REC-RL: Referring expression counting via Gaussian and range-based reward optimization
For researchers in vision-language reasoning, this work improves REC by explicitly optimizing the reasoning process without extra annotations, though it is an incremental improvement over existing methods.
The paper tackles referring expression counting (REC) by proposing a reinforcement learning framework (REC-RL) that optimizes intermediate reasoning via Gaussian and range-based rewards, achieving consistent improvements over strong baselines and robust generalization across benchmarks.

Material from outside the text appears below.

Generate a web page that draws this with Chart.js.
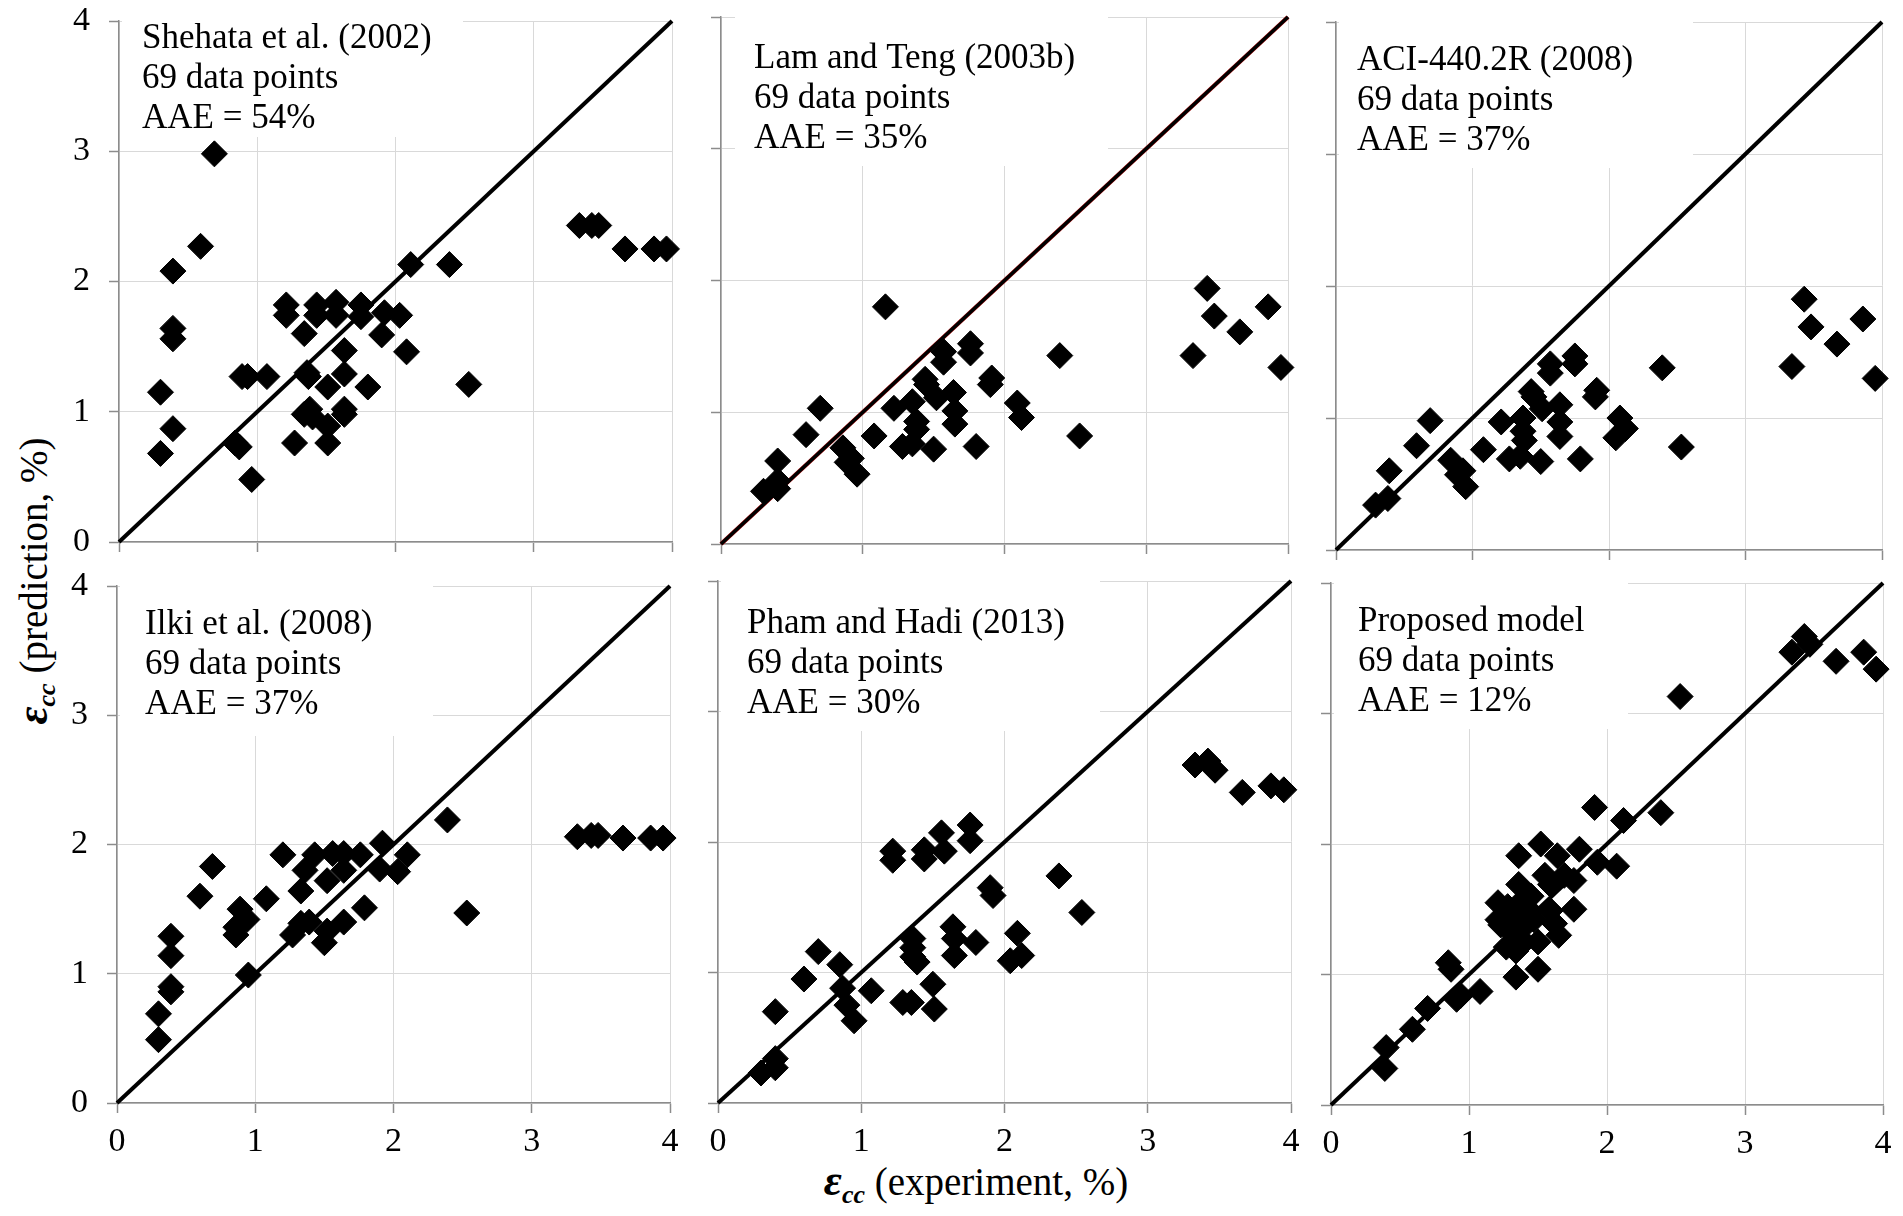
<!DOCTYPE html>
<html>
<head>
<meta charset="utf-8">
<script src="https://cdn.jsdelivr.net/npm/chart.js@4.4.1/dist/chart.umd.min.js"></script>
<style>
  html, body { margin: 0; padding: 0; background: #fff; }
  body { width: 1903px; height: 1216px; position: relative; overflow: hidden; font-family: "Liberation Serif", "Times New Roman", serif; }
  canvas { position: absolute; }
  .axtitle { position: absolute; font-size: 39px; line-height: 39px; white-space: nowrap; color: #000; }
  .eps { font-weight: bold; font-style: italic; font-size: 44px; }
  .sub { font-weight: bold; font-style: italic; font-size: 26px; position: relative; top: 8px; }
</style>
</head>
<body>
<div class="axtitle" id="xtitle"><span class="eps">ε</span><span class="sub">cc</span> (experiment, %)</div>
<div class="axtitle" id="ytitle"><span class="eps">ε</span><span class="sub">cc</span> (prediction, %)</div>
<script>
// model names and errors shown in each panel
var modelNames = ['Shehata et al. (2002)', 'Lam and Teng (2003b)', 'ACI-440.2R (2008)',
                  'Ilki et al. (2008)', 'Pham and Hadi (2013)', 'Proposed model'];
var aae = [54, 35, 37, 37, 30, 12];
var dataCount = 69;
var axisTicks = [0, 1, 2, 3, 4];

// [experiment, prediction] strain in %
var shehata = [[0.30,0.68],[0.30,1.15],[0.39,0.87],[0.39,1.56],[0.39,1.64],[0.39,2.08],[0.59,2.27],[0.69,2.98],
  [0.84,0.76],[0.87,0.73],[0.89,1.27],[0.93,1.27],[0.96,0.48],[1.07,1.27],[1.21,1.82],[1.21,1.74],[1.27,0.76],
  [1.34,1.60],[1.34,0.98],[1.36,1.30],[1.37,1.27],[1.38,1.02],[1.40,0.96],[1.43,1.82],[1.43,1.74],[1.51,1.19],
  [1.51,0.89],[1.51,0.76],[1.57,1.84],[1.57,1.74],[1.63,1.47],[1.63,1.29],[1.63,1.02],[1.63,0.98],[1.75,1.82],
  [1.75,1.73],[1.80,1.19],[1.90,1.59],[1.92,1.76],[2.03,1.74],[2.08,1.46],[2.11,2.13],[2.39,2.13],[2.53,1.21],
  [3.33,2.43],[3.42,2.43],[3.47,2.43],[3.66,2.25],[3.87,2.25],[3.96,2.25]];
var lamTeng = [[0.30,0.40],[0.40,0.63],[0.40,0.48],[0.40,0.42],[0.60,0.83],[0.70,1.03],[0.86,0.73],[0.89,0.62],
  [0.92,0.65],[0.96,0.53],[1.08,0.82],[1.16,1.80],[1.22,1.03],[1.28,0.74],[1.35,1.08],[1.35,0.76],[1.38,0.93],
  [1.38,0.87],[1.44,1.25],[1.45,1.21],[1.50,0.72],[1.52,1.11],[1.57,1.46],[1.57,1.38],[1.64,1.15],[1.65,1.01],
  [1.65,0.91],[1.76,1.52],[1.76,1.45],[1.80,0.74],[1.90,1.21],[1.91,1.26],[2.09,1.07],[2.12,0.96],[2.39,1.43],
  [2.53,0.82],[3.33,1.43],[3.43,1.94],[3.48,1.73],[3.66,1.61],[3.86,1.80],[3.95,1.34]];
var aci = [[0.29,0.34],[0.38,0.39],[0.39,0.60],[0.59,0.79],[0.69,0.98],[0.84,0.68],[0.89,0.57],[0.93,0.60],
  [0.95,0.48],[1.08,0.76],[1.21,0.97],[1.27,0.69],[1.35,0.71],[1.37,1.00],[1.37,0.90],[1.38,0.83],[1.43,1.20],
  [1.45,1.16],[1.51,1.07],[1.50,0.67],[1.57,1.41],[1.57,1.34],[1.64,1.10],[1.64,0.97],[1.64,0.86],[1.75,1.47],
  [1.75,1.41],[1.79,0.69],[1.90,1.16],[1.91,1.21],[2.08,1.00],[2.05,0.85],[2.12,0.92],[2.39,1.38],[2.53,0.78],
  [3.34,1.39],[3.43,1.90],[3.48,1.69],[3.67,1.56],[3.86,1.75],[3.95,1.30]];
var ilki = [[0.30,0.49],[0.30,0.69],[0.39,0.90],[0.39,0.86],[0.39,1.14],[0.39,1.29],[0.60,1.60],[0.69,1.83],
  [0.86,1.30],[0.86,1.36],[0.89,1.50],[0.94,1.42],[0.95,0.99],[1.08,1.58],[1.20,1.92],[1.27,1.30],[1.33,1.64],
  [1.36,1.80],[1.33,1.39],[1.39,1.40],[1.43,1.92],[1.50,1.24],[1.52,1.33],[1.52,1.72],[1.56,1.93],[1.64,1.93],
  [1.64,1.80],[1.64,1.40],[1.76,1.92],[1.79,1.51],[1.90,1.81],[1.92,2.01],[2.03,1.79],[2.10,1.92],[2.39,2.19],
  [2.53,1.47],[3.33,2.06],[3.43,2.07],[3.48,2.07],[3.66,2.05],[3.86,2.05],[3.95,2.05]];
var pham = [[0.30,0.23],[0.40,0.27],[0.40,0.34],[0.40,0.70],[0.60,0.95],[0.70,1.16],[0.85,1.06],[0.87,0.88],
  [0.90,0.75],[0.95,0.63],[1.07,0.86],[1.22,1.93],[1.22,1.86],[1.29,0.77],[1.35,0.77],[1.36,1.26],[1.36,1.19],
  [1.36,1.12],[1.39,1.08],[1.44,1.94],[1.44,1.87],[1.50,0.91],[1.51,0.72],[1.56,2.07],[1.58,1.93],[1.64,1.35],
  [1.65,1.26],[1.65,1.13],[1.76,2.13],[1.76,2.01],[1.80,1.23],[1.90,1.65],[1.92,1.59],[2.09,1.30],[2.04,1.09],
  [2.12,1.13],[2.38,1.74],[2.54,1.46],[3.33,2.59],[3.42,2.62],[3.47,2.55],[3.66,2.38],[3.86,2.43],[3.95,2.40]];
var proposed = [[0.39,0.28],[0.40,0.44],[0.59,0.58],[0.70,0.74],[0.85,1.09],[0.87,1.04],[0.91,0.81],[0.94,0.84],
  [1.08,0.87],[1.21,1.55],[1.21,1.42],[1.23,1.38],[1.27,1.21],[1.34,1.18],[1.34,0.98],[1.36,1.91],[1.36,1.69],
  [1.37,1.55],[1.39,1.43],[1.41,1.38],[1.44,1.49],[1.50,1.25],[1.50,1.04],[1.52,2.00],[1.55,1.76],[1.59,1.69],
  [1.59,1.49],[1.62,1.39],[1.65,1.30],[1.64,1.91],[1.69,1.76],[1.76,1.72],[1.76,1.50],[1.80,1.96],[1.91,2.28],
  [1.93,1.86],[2.07,1.83],[2.12,2.18],[2.39,2.24],[2.53,3.13],[3.34,3.47],[3.43,3.59],[3.47,3.53],[3.66,3.40],
  [3.86,3.47],[3.95,3.34],[1.30,1.45],[1.28,1.52],[1.45,1.60],[1.33,1.30],[1.47,1.42],[1.40,1.25]];

var series = [shehata, lamTeng, aci, ilki, pham, proposed];

// plot area of every panel on the page, and where its note sits
var panels = [
  {L:119,  T:21,  R:672,  B:542,  tx:23, ty:27, boxL:3,  boxR:344, boxB:116, xLab:false, yLab:true},
  {L:721,  T:17,  R:1288, B:544,  tx:33, ty:51, boxL:14, boxR:387, boxB:149, xLab:false, yLab:false, red:true},
  {L:1336, T:22,  R:1882, B:550,  tx:21, ty:48, boxL:3,  boxR:357, boxB:146, xLab:false, yLab:false},
  {L:117,  T:586, R:670,  B:1103, tx:28, ty:48, boxL:3,  boxR:316, boxB:150, xLab:true,  yLab:true},
  {L:718,  T:581, R:1291, B:1103, tx:29, ty:52, boxL:3,  boxR:382, boxB:150, xLab:true,  yLab:false},
  {L:1331, T:583, R:1883, B:1105, tx:27, ty:48, boxL:3,  boxR:297, boxB:146, xLab:true,  yLab:false}
];

var FONT = '"Liberation Serif", "Times New Roman", serif';
var PAD_T = 50, PAD_R = 30, AX_W = 70, AX_H = 70;

function axis(showLabels, isX){
  return {
    type: 'linear', min: 0, max: 4,
    afterBuildTicks: function(s){ s.ticks = axisTicks.map(function(v){ return {value: v}; }); },
    afterFit: function(s){ if (isX) s.height = AX_H; else s.width = AX_W; },
    ticks: {
      callback: function(v){ return showLabels ? String(v) : ''; },
      font: {family: FONT, size: 34}, color: '#000',
      padding: isX ? 9 : 19, maxRotation: 0, autoSkip: false
    },
    grid: {color: '#d9d9d9', lineWidth: 1, tickColor: '#8c8c8c', tickLength: 10, tickWidth: 1.5},
    border: {color: '#8c8c8c', width: 1.5}
  };
}

var notePlugin = {
  id: 'note',
  beforeDatasetsDraw: function(chart){
    var p = chart.options.plugins.note, a = chart.chartArea, ctx = chart.ctx;
    ctx.save();
    ctx.fillStyle = '#fff';
    ctx.fillRect(a.left + p.boxL, a.top - 2, p.boxR - p.boxL, p.boxB + 2);
    ctx.fillStyle = '#000';
    ctx.font = '35px ' + FONT;
    ctx.textBaseline = 'alphabetic';
    p.lines.forEach(function(t, i){ ctx.fillText(t, a.left + p.tx, a.top + p.ty + i * 40); });
    ctx.restore();
  }
};

panels.forEach(function(p, i){
  var cv = document.createElement('canvas');
  var w = p.R - p.L + AX_W + PAD_R, h = p.B - p.T + PAD_T + AX_H;
  cv.width = w; cv.height = h;
  cv.style.left = (p.L - AX_W) + 'px'; cv.style.top = (p.T - PAD_T) + 'px';
  cv.style.width = w + 'px'; cv.style.height = h + 'px';
  document.body.appendChild(cv);

  var sets = [{
    data: series[i].map(function(d){ return {x: d[0], y: d[1]}; }),
    pointStyle: 'rectRot', pointRadius: 13, pointHoverRadius: 13,
    backgroundColor: '#000', borderColor: '#000', borderWidth: 1, clip: false
  }, {
    data: [{x: 0, y: 0}, {x: 4, y: 4}], showLine: true, pointRadius: 0,
    borderColor: '#000', borderWidth: p.red ? 3.4 : 4, clip: false
  }];
  if (p.red) sets.push({
    data: [{x: 0, y: 0}, {x: 4, y: 4}], showLine: true, pointRadius: 0,
    borderColor: '#b01010', borderWidth: 4.4, clip: false
  });

  new Chart(cv, {
    type: 'scatter',
    data: {datasets: sets},
    options: {
      responsive: false, animation: false, devicePixelRatio: 1,
      layout: {padding: {top: PAD_T, right: PAD_R, left: 0, bottom: 0}},
      plugins: {
        legend: {display: false}, tooltip: {enabled: false},
        note: {lines: [modelNames[i], dataCount + ' data points', 'AAE = ' + aae[i] + '%'],
               tx: p.tx, ty: p.ty, boxL: p.boxL, boxR: p.boxR, boxB: p.boxB}
      },
      scales: {x: axis(p.xLab, true), y: axis(p.yLab, false)}
    },
    plugins: [notePlugin]
  });
});

var xt = document.getElementById('xtitle');
xt.style.left = '976px'; xt.style.top = '1161px'; xt.style.transform = 'translateX(-50%)';
var yt = document.getElementById('ytitle');
yt.style.left = '35px'; yt.style.top = '581px';
yt.style.transform = 'translate(-50%, -50%) rotate(-90deg)';
</script>
</body>
</html>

Referring expression counting (REC) is an intention-driven task that requires context-aware visual reasoning. While recent vision-language models incorporate language for visual understanding, most existing REC methods rely on rulebased reinforcement learning with rewards focused primarily on final accuracy, overlooking the quality of intermediate reasoning. We propose REC-RL, a reinforcement learning framework that introduces a think-range-answer paradigm to explicitly optimize the visual reasoning process. RECRL employs Group Relative Policy Optimization and two lightweight rewards: an accuracy reward that combines range-based interval supervision with Gaussian-based precision guidance, and a format reward that enforces structured outputs. By modeling intermediate focus prediction as internal decision-making, REC-RL avoids additional annotations and better aligns with human perception. Extensive experiments demonstrate consistent improvements over strong baselines and robust generalization across benchmarks.